Geçtiğimiz hafta büyükşehir belediyesinden servis edilen bir haber de, kent belleğinin ortada konumlanacağından yola çıkarsak yapının her iki tarafındaki cephelerde bulunan toplam 14 bin metrekarelik arazi üzerine farklı özelliklerde iki park alanı inşa edilecek.

Harika bir proje. Kesinlikle desteklenmeli. Bu memlekette ne ucube projeler gerçekleşti de, bir yandan homurdandı, bir yandan da ses edemedi korkusundan bu şehir.

Neleri proje diye önümüze getirip açılışını yaptılar ki güler misin ağlar mısın misaliydi.

Bu nedenle bu şehrin ihtiyacı olan ve vatandaşa nefes aldıracak bu projeyi gönülden destekliyorum. Tam bir vizyon ürünü olduğunu söyleyebilirim.

Yıllardır bir rekreasyon alanı der dururum, gelin görün ki, bir tane isterken iki taneye sahip oluyoruz.

Bu amaca yönelik gönlümden geçen hep şu andaki Atatürk Stadyumunun olduğu bölgeydi.

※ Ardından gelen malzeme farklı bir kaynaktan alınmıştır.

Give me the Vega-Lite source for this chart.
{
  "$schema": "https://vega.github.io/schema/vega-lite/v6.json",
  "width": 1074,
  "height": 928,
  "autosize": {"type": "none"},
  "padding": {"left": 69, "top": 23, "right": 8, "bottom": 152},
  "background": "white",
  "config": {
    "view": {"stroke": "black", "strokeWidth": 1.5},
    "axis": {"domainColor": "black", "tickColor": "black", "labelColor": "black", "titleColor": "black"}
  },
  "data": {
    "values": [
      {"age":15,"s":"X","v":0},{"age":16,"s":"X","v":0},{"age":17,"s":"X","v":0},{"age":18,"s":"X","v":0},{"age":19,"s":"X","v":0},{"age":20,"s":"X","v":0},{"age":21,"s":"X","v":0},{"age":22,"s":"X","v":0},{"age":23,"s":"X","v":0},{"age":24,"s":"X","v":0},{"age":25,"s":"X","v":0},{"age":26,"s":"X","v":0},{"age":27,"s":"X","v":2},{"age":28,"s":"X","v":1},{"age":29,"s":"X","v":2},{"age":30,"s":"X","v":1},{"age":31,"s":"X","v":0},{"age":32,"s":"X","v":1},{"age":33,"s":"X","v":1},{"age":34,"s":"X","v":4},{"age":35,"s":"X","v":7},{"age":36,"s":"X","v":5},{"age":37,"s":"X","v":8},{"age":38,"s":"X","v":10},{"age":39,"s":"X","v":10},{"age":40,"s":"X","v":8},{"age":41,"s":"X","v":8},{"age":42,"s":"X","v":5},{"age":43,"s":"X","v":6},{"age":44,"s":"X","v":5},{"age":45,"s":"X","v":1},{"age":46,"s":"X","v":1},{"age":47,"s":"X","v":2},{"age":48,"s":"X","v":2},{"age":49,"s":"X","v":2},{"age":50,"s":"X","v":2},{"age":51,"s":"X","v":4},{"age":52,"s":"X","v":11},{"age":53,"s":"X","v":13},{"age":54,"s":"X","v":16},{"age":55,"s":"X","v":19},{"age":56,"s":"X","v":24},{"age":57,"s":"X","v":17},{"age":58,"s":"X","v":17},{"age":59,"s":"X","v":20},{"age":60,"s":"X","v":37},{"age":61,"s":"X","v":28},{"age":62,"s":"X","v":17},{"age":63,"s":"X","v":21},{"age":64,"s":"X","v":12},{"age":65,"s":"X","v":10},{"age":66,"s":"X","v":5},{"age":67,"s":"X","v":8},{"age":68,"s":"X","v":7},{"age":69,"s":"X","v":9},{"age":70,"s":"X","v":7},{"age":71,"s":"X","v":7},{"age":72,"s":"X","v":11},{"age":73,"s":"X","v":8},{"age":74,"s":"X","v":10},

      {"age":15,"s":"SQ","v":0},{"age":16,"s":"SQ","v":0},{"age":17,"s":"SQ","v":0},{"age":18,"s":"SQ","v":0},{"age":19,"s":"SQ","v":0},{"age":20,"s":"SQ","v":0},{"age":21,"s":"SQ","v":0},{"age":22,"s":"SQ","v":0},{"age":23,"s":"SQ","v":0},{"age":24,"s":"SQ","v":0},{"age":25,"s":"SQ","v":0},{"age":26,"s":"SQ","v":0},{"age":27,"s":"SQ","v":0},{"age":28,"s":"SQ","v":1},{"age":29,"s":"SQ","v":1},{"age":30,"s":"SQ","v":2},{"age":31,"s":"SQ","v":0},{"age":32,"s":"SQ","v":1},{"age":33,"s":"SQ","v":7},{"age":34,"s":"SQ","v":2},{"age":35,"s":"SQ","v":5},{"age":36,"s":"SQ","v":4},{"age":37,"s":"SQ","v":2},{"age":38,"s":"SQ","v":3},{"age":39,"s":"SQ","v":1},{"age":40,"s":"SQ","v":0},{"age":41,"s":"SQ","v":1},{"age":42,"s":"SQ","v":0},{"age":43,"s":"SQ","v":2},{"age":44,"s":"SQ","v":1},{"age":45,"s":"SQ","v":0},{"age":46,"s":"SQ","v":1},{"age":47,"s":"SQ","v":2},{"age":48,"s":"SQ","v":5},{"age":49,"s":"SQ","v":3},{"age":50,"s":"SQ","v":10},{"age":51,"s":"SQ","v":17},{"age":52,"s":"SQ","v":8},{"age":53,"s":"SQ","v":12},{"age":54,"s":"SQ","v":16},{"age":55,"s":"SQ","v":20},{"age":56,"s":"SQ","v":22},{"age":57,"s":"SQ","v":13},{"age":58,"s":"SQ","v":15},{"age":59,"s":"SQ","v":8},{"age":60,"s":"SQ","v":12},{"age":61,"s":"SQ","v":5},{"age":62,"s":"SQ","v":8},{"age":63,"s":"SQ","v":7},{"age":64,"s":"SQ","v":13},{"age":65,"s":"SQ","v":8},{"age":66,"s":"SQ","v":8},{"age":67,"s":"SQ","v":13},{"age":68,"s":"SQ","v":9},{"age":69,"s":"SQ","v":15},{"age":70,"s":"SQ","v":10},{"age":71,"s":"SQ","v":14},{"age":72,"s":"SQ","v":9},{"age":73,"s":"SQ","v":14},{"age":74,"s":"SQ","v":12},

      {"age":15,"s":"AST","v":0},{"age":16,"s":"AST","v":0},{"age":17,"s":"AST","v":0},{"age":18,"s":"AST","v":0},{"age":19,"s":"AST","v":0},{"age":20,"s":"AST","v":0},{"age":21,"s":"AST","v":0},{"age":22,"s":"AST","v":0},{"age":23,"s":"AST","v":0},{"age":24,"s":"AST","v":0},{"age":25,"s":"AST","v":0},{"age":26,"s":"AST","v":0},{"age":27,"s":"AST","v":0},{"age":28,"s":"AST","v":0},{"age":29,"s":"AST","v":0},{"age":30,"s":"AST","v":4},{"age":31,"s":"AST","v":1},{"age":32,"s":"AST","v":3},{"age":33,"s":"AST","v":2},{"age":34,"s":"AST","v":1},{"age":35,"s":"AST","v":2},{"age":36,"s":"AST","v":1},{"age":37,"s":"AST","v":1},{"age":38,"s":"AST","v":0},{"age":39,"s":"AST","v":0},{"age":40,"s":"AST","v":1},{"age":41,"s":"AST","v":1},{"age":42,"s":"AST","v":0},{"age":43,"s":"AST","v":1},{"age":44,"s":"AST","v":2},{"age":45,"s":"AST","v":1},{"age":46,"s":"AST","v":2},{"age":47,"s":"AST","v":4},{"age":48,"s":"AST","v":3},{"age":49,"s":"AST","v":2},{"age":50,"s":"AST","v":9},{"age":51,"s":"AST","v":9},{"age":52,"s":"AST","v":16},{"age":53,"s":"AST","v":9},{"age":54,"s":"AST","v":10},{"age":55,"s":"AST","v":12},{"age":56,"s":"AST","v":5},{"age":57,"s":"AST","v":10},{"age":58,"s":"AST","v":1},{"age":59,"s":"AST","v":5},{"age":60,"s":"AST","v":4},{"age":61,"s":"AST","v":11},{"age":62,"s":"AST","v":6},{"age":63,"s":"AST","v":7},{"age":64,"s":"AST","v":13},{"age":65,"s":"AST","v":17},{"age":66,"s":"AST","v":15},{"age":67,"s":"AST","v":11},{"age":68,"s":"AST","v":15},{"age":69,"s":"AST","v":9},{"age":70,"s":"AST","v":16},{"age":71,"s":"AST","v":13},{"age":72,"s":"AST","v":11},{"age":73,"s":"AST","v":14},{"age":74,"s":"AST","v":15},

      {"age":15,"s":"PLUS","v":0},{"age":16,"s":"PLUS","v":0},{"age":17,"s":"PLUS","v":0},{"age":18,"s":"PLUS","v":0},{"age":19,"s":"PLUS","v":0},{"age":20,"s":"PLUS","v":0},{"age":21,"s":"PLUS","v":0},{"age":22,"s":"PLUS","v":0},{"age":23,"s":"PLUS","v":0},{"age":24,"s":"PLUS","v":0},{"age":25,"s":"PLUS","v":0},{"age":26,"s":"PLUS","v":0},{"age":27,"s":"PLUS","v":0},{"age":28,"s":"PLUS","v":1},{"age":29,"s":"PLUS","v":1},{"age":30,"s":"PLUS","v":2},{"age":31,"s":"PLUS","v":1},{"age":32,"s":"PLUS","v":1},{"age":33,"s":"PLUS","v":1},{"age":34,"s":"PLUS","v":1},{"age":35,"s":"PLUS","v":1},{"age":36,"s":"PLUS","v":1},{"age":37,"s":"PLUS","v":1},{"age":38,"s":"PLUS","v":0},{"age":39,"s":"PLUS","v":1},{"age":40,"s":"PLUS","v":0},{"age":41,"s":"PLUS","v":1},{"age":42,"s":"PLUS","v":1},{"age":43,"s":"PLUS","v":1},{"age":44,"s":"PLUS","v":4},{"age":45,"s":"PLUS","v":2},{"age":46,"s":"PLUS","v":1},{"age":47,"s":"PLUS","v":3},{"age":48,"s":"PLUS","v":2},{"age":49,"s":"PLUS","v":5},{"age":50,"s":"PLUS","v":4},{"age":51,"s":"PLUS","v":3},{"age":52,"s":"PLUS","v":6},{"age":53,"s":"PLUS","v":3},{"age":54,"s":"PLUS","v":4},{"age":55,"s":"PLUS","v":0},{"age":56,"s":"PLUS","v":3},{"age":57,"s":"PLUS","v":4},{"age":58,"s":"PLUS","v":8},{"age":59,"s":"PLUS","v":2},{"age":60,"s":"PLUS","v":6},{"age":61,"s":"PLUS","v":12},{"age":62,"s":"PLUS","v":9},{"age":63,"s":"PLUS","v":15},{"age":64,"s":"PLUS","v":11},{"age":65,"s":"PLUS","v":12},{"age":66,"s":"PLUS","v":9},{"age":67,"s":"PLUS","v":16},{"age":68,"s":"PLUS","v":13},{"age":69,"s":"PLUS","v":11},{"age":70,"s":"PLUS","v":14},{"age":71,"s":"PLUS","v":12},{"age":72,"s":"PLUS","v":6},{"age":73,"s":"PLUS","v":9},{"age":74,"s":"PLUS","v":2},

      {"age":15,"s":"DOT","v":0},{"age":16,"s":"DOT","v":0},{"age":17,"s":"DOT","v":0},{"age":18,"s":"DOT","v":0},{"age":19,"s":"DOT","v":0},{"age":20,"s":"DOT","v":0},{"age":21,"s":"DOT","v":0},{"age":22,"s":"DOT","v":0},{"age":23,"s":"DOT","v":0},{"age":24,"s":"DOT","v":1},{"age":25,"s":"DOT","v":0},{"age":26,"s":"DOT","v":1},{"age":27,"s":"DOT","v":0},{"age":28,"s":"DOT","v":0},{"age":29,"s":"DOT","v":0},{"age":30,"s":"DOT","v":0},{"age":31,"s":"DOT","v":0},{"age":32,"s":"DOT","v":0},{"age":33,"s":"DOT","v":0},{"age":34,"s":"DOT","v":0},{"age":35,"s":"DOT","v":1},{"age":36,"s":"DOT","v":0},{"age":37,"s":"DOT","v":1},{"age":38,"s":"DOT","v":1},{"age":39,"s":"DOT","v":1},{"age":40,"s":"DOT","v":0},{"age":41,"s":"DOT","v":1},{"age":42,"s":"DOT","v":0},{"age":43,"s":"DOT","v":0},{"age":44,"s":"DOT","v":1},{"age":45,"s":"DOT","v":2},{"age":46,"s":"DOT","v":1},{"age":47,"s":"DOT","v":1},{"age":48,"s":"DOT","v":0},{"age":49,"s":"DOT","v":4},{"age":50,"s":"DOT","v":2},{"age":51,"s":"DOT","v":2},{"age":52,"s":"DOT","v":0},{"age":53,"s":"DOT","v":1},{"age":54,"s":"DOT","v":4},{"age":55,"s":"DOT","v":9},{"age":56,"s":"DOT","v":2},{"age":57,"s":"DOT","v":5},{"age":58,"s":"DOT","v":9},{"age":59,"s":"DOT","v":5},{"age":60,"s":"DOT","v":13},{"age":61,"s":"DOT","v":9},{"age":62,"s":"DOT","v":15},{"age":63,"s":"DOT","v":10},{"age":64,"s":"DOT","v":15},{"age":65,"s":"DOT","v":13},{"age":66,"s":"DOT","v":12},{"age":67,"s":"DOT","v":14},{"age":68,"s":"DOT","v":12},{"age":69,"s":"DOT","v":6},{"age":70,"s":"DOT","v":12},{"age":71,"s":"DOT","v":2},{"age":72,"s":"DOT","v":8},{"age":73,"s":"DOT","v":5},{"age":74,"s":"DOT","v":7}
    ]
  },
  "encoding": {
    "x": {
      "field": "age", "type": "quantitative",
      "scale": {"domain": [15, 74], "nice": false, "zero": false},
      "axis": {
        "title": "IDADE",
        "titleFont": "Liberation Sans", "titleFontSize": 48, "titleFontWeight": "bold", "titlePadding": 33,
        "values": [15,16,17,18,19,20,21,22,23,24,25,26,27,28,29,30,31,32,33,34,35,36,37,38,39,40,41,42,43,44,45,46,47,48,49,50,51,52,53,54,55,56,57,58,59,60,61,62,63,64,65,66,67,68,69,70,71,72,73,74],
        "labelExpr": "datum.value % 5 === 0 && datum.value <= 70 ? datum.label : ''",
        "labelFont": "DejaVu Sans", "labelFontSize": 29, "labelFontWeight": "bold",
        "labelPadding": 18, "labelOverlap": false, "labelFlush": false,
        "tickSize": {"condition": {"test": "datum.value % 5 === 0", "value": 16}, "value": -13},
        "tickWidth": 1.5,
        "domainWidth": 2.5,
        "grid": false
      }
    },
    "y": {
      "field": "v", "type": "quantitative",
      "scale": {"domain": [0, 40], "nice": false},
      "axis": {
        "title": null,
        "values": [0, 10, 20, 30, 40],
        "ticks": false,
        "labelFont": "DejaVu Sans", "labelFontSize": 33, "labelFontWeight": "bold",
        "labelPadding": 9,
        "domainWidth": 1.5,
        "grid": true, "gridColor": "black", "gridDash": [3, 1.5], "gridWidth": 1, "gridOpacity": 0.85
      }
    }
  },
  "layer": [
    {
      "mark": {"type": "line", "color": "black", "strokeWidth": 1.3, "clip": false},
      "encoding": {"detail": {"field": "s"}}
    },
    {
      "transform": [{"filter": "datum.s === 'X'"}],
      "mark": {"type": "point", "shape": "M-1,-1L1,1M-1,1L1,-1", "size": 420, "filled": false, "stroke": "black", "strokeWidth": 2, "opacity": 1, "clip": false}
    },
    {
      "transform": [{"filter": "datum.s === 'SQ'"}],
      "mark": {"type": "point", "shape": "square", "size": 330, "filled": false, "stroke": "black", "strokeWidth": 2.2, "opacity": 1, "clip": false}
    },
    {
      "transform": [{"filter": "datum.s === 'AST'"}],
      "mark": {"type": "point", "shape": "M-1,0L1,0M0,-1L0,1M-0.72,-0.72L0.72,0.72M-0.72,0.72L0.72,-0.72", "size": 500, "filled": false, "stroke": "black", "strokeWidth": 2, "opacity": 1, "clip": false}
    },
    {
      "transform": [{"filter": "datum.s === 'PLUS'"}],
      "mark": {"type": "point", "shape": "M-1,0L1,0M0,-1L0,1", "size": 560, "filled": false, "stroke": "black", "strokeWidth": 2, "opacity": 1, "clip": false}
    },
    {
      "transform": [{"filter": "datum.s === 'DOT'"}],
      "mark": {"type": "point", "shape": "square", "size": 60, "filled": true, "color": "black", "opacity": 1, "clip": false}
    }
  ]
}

Tabi yeni bir stadyum inşa edilebiliyor olsaydı ama olmadı. Hep beraber bu şansı kaçırdık ve şehrin ortasındaki devasa bir nefes alanını yenileme yoluna gidilen stadyum projesiyle bitirdik.

Tam bu noktada servis edilen bu haberle duyurulan bu konu içimize su serpti çünkü şehir artık nefes alamıyordu ve tıkış tıkış halde yaşıyorduk.

Hal böyle olunca bu proje insanların sosyal alan eksiğini önemli oranda giderecektir diyelim ve tekrar şehir çehresini değiştirmeye yönelik bu gibi çalışmaları desteklediğimizi yineleyip, doğru yapılana alkış tutacağımızı bir kez daha ifade edelim.

Belediyecilikte aslolan, kent yararına ortaya icraat sunabilmektir, sadece fotoğraf çektirmek değil.